Wheelchair curlers have only themselves to blame for this. They could have stood together and insisted that our sport be treated like regular curling, and raised their own money if necessary. But those invited to participate in the national program chose to sell out that principle in favour of the chance for personal glory. And now $1,500 a month.

Anonymous said...

the suggestion of "cannon fodder" does not relate to B.C.'s recent successes. This has been done WITHOUT Team Canada. Now add Team Canada into B.C.'s program, and there is a huge advantage of a plethora of experienced players.
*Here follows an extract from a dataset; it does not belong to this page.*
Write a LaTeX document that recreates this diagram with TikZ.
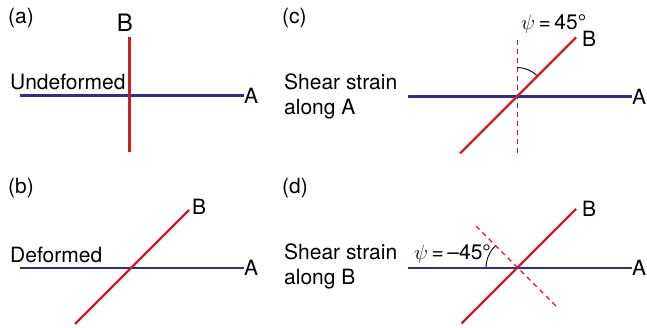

Bring Team Canada to the Nationals, and let the winner represent Canada the next year.

End of story.

Anonymous said...

Actually, the more one thinks of the concept of bringing Team Canada to the Nationals, the more sense it seems to make.

It provides the selection process an avenue for validation against the rest of the country, and if the winner represented Canada, it gives the naysayers of selection the opportunity to win and represent Canada.

Send this on to the CCA, Eric.

. said...

If you provide me with your email address, I'd be happy to pass it on - with or without identifying you. If you email me directly, or phone me, we can discuss why I think this is a dead issue - at least until after 2010, and beyond if Team Canada repeat gold. I wrote about these issues in my January 2007 SWEEP Magazine column, available in the wheelchaircurling.com website.